▶ Material for the task:
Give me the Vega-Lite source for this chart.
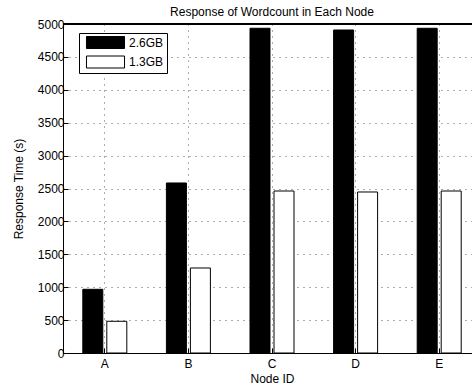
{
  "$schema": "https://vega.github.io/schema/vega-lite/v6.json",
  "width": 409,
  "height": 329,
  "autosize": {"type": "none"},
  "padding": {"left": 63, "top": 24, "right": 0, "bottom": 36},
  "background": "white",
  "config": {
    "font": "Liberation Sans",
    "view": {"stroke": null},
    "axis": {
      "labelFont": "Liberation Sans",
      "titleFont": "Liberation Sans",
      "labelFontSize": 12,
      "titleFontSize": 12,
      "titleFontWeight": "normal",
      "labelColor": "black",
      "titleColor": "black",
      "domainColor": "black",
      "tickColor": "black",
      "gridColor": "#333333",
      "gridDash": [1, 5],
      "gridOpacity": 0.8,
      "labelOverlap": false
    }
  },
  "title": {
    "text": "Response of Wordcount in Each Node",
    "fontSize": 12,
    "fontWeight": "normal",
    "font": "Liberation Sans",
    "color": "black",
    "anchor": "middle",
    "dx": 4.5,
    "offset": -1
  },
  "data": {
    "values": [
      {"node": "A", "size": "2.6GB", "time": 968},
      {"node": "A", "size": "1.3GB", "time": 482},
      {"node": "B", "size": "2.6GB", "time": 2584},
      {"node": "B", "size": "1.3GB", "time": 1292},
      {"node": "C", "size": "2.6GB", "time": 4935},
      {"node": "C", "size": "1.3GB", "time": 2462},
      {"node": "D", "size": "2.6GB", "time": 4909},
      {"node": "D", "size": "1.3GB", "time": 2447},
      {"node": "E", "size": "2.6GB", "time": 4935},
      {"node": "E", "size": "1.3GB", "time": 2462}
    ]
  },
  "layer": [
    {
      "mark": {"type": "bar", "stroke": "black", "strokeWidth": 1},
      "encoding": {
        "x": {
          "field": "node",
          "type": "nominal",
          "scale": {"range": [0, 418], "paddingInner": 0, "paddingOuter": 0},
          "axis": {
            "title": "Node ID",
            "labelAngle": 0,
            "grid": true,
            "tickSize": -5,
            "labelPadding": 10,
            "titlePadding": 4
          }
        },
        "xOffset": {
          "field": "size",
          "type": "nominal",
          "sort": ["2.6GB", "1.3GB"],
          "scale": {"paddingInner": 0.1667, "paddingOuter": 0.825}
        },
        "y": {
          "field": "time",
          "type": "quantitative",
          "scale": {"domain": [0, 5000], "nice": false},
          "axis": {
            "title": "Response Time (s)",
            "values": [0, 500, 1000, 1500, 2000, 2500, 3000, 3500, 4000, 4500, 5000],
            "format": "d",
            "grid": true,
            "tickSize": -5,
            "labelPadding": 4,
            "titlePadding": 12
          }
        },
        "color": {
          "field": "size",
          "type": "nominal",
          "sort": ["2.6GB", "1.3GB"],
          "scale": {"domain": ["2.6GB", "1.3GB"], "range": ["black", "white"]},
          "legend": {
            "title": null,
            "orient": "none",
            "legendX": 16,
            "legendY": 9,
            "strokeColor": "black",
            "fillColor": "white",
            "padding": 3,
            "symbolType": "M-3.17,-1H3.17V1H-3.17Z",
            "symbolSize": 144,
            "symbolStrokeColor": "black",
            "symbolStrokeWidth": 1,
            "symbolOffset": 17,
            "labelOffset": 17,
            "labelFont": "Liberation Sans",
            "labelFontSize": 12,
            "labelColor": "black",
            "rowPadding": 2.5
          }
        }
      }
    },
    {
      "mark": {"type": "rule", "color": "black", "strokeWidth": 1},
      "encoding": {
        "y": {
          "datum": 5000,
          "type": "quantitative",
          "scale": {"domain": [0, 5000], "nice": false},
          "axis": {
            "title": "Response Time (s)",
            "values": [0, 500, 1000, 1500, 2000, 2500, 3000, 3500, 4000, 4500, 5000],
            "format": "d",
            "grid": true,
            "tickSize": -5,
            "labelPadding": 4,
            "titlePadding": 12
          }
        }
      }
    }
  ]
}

---

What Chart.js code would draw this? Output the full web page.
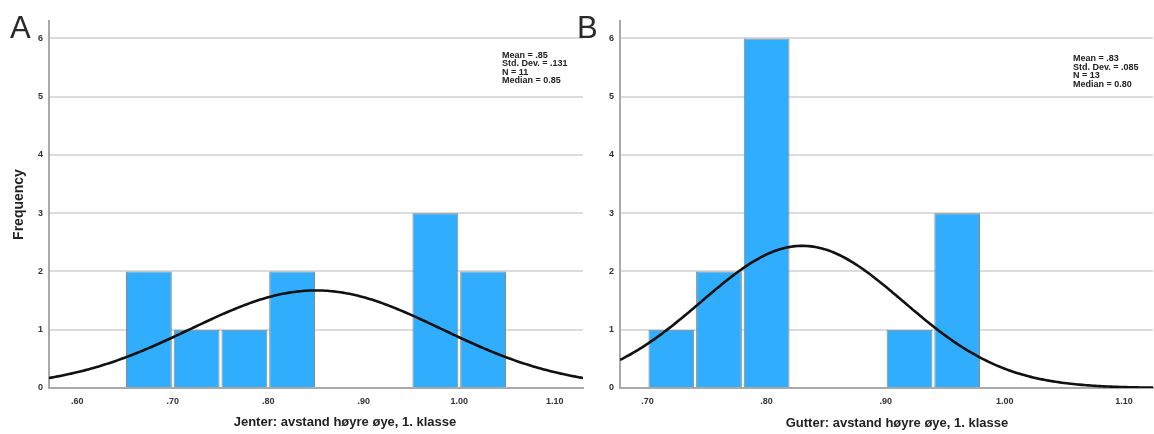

▶ Description of the task: Report all lines of the data above that include the string "this".

▶ Solution to the problem:
Give me the Vega-Lite source for this chart.
What Chart.js code would draw this? Output the full web page.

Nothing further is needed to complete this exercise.